## DO THIS
The lines from the top of the material below through the line containing "ax2 = fig.add_axes([566" are to be printed exactly, with pictures omitted.

## DATA LINES
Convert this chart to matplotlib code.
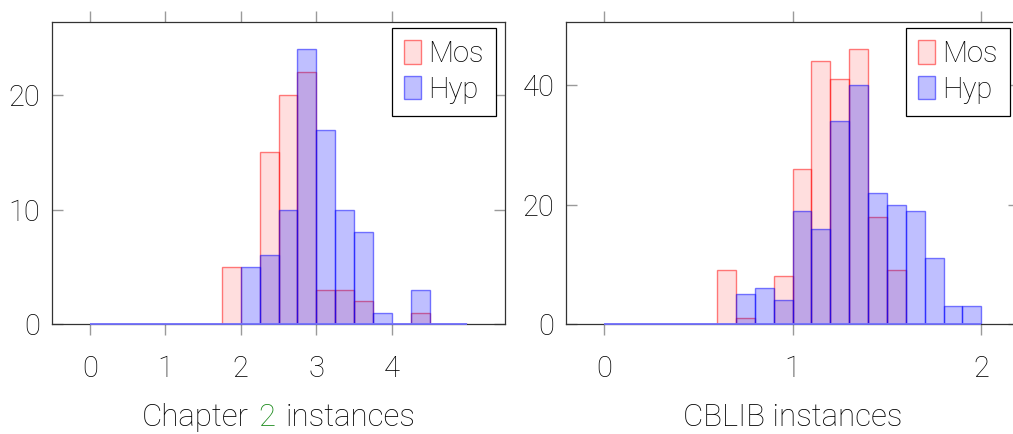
import matplotlib
matplotlib.use("Agg")
import matplotlib.pyplot as plt
from matplotlib.offsetbox import TextArea, HPacker, AnchoredOffsetbox
import numpy as np

# ---- data -------------------------------------------------------------
# Chapter 2 instances: histogram bins of width 0.25 on [0, 5]
ch2_bin_width = 0.25
ch2_edges = np.arange(0, 5.0 + 1e-9, ch2_bin_width)
ch2_mos = [0, 0, 0, 0, 0, 0, 0, 5, 0, 15, 20, 22, 3, 3, 2, 0, 0, 1, 0, 0]
ch2_hyp = [0, 0, 0, 0, 0, 0, 0, 0, 5, 6, 10, 24, 17, 10, 8, 1, 0, 3, 0, 0]
ch2_xticks = [0, 1, 2, 3, 4]
ch2_yticks = [0, 10, 20]

# CBLIB instances: histogram bins of width 0.1 on [0, 2]
cb_bin_width = 0.1
cb_edges = np.arange(0, 2.0 + 1e-9, cb_bin_width)
cb_mos = [0, 0, 0, 0, 0, 0, 9, 1, 0, 8, 26, 44, 41, 46, 18, 9, 0, 0, 0, 0]
cb_hyp = [0, 0, 0, 0, 0, 0, 0, 5, 6, 4, 19, 16, 34, 40, 22, 20, 19, 11, 3, 3]
cb_xticks = [0, 1, 2]
cb_yticks = [0, 20, 40]

series_names = ["Mos", "Hyp"]

# ---- style ------------------------------------------------------------
FONT = dict(family="Roboto", weight="light")
FS = 21
LABEL_FS = 22.5
TEXT_COLOR = "#000000"
plt.rcParams["font.family"] = "Roboto"

MOS_FACE = (1.0, 0.0, 0.0, 0.13)
MOS_EDGE = (1.0, 0.0, 0.0, 0.5)
HYP_FACE = (0.0, 0.0, 1.0, 0.25)
HYP_EDGE = (0.0, 0.0, 1.0, 0.5)
TICK_COLOR = "#9a9a9a"

fig = plt.figure(figsize=(10.13, 4.34), dpi=100)

W, H = 1013.0, 434.0
ax_bottom = (H - 324) / H
ax_height = 302 / H
ax_width = 453 / W
ax1 = fig.add_axes([52 / W, ax_bottom, ax_width, ax_height])
ax2 = fig.add_axes([566 / W, ax_bottom, ax_width, ax_height])


def draw_hist(ax, edges, width, mos, hyp, xticks, yticks, xlim, ylim):
    ax.bar(edges[:-1], mos, width=width, align="edge",
           facecolor=MOS_FACE, edgecolor=MOS_EDGE, linewidth=1.0,
           zorder=3, label=series_names[0])
    ax.bar(edges[:-1], hyp, width=width, align="edge",
           facecolor=HYP_FACE, edgecolor=HYP_EDGE, linewidth=1.0,
           zorder=4, label=series_names[1])
    # outline of the empty bins along the baseline
    ax.hlines(0, edges[0], edges[-1], color=(0.45, 0.45, 1.0), linewidth=1.3,
              zorder=5, clip_on=False)
    ax.set_xlim(*xlim)
    ax.set_ylim(*ylim)
    ax.set_xticks(xticks)
    ax.set_yticks(yticks)
    ax.set_xticklabels([str(t) for t in xticks], fontsize=FS,
                       color=TEXT_COLOR, **FONT)
    ax.set_yticklabels([str(t) for t in yticks], fontsize=FS,
                       color=TEXT_COLOR, **FONT)
    ax.tick_params(axis="x", direction="out", length=8, width=1,
                   color=TICK_COLOR, top=True, bottom=True, pad=14)
    ax.tick_params(axis="y", direction="in", length=8, width=1,
                   color=TICK_COLOR, left=True, right=True, pad=8.5)
    for sp in ax.spines.values():
        sp.set_color("#333333")
        sp.set_linewidth(0.9)
        sp.set_zorder(2)
    leg = ax.legend(loc="upper right", bbox_to_anchor=(0.98, 0.98),
                    borderaxespad=0, fancybox=False, framealpha=1,
                    edgecolor="black", prop=dict(size=FS, **FONT),
                    handlelength=0.58, handleheight=0.86,
                    handletextpad=0.25, labelspacing=0.25,
                    borderpad=0.42)
    for t in leg.get_texts():
        t.set_color(TEXT_COLOR)
    leg.get_frame().set_linewidth(0.9)
    leg.set_zorder(10)


draw_hist(ax1, ch2_edges, ch2_bin_width, ch2_mos, ch2_hyp,
          ch2_xticks, ch2_yticks, (-0.5, 5.5), (0, 1.1 * max(ch2_hyp)))
draw_hist(ax2, cb_edges, cb_bin_width, cb_mos, cb_hyp,
          cb_xticks, cb_yticks, (-0.2, 2.2), (0, 1.1 * max(cb_mos)))


def label_below(ax, parts, y):
    boxes = [TextArea(txt, textprops=dict(color=col, fontsize=LABEL_FS,
                                          **FONT))
             for txt, col in parts]
    pack = HPacker(children=boxes, align="baseline", pad=0, sep=7)
    anchored = AnchoredOffsetbox(loc="center", child=pack, pad=0,
                                 borderpad=0, frameon=False,
                                 bbox_to_anchor=(0.5, y),
                                 bbox_transform=ax.transAxes)
    ax.add_artist(anchored)


label_below(ax1, [("Chapter", TEXT_COLOR), ("2", "#1a8a1a"),
                  ("instances", TEXT_COLOR)], -0.31)
label_below(ax2, [("CBLIB instances", TEXT_COLOR)], -0.31)

fig.savefig("out.png", dpi=100)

## RESULT OF THE EXERCISE
Convert this chart to matplotlib code.
import matplotlib
matplotlib.use("Agg")
import matplotlib.pyplot as plt
from matplotlib.offsetbox import TextArea, HPacker, AnchoredOffsetbox
import numpy as np

# ---- data -------------------------------------------------------------
# Chapter 2 instances: histogram bins of width 0.25 on [0, 5]
ch2_bin_width = 0.25
ch2_edges = np.arange(0, 5.0 + 1e-9, ch2_bin_width)
ch2_mos = [0, 0, 0, 0, 0, 0, 0, 5, 0, 15, 20, 22, 3, 3, 2, 0, 0, 1, 0, 0]
ch2_hyp = [0, 0, 0, 0, 0, 0, 0, 0, 5, 6, 10, 24, 17, 10, 8, 1, 0, 3, 0, 0]
ch2_xticks = [0, 1, 2, 3, 4]
ch2_yticks = [0, 10, 20]

# CBLIB instances: histogram bins of width 0.1 on [0, 2]
cb_bin_width = 0.1
cb_edges = np.arange(0, 2.0 + 1e-9, cb_bin_width)
cb_mos = [0, 0, 0, 0, 0, 0, 9, 1, 0, 8, 26, 44, 41, 46, 18, 9, 0, 0, 0, 0]
cb_hyp = [0, 0, 0, 0, 0, 0, 0, 5, 6, 4, 19, 16, 34, 40, 22, 20, 19, 11, 3, 3]
cb_xticks = [0, 1, 2]
cb_yticks = [0, 20, 40]

series_names = ["Mos", "Hyp"]

# ---- style ------------------------------------------------------------
FONT = dict(family="Roboto", weight="light")
FS = 21
LABEL_FS = 22.5
TEXT_COLOR = "#000000"
plt.rcParams["font.family"] = "Roboto"

MOS_FACE = (1.0, 0.0, 0.0, 0.13)
MOS_EDGE = (1.0, 0.0, 0.0, 0.5)
HYP_FACE = (0.0, 0.0, 1.0, 0.25)
HYP_EDGE = (0.0, 0.0, 1.0, 0.5)
TICK_COLOR = "#9a9a9a"

fig = plt.figure(figsize=(10.13, 4.34), dpi=100)

W, H = 1013.0, 434.0
ax_bottom = (H - 324) / H
ax_height = 302 / H
ax_width = 453 / W
ax1 = fig.add_axes([52 / W, ax_bottom, ax_width, ax_height])
ax2 = fig.add_axes([566 / W, ax_bottom, ax_width, ax_height])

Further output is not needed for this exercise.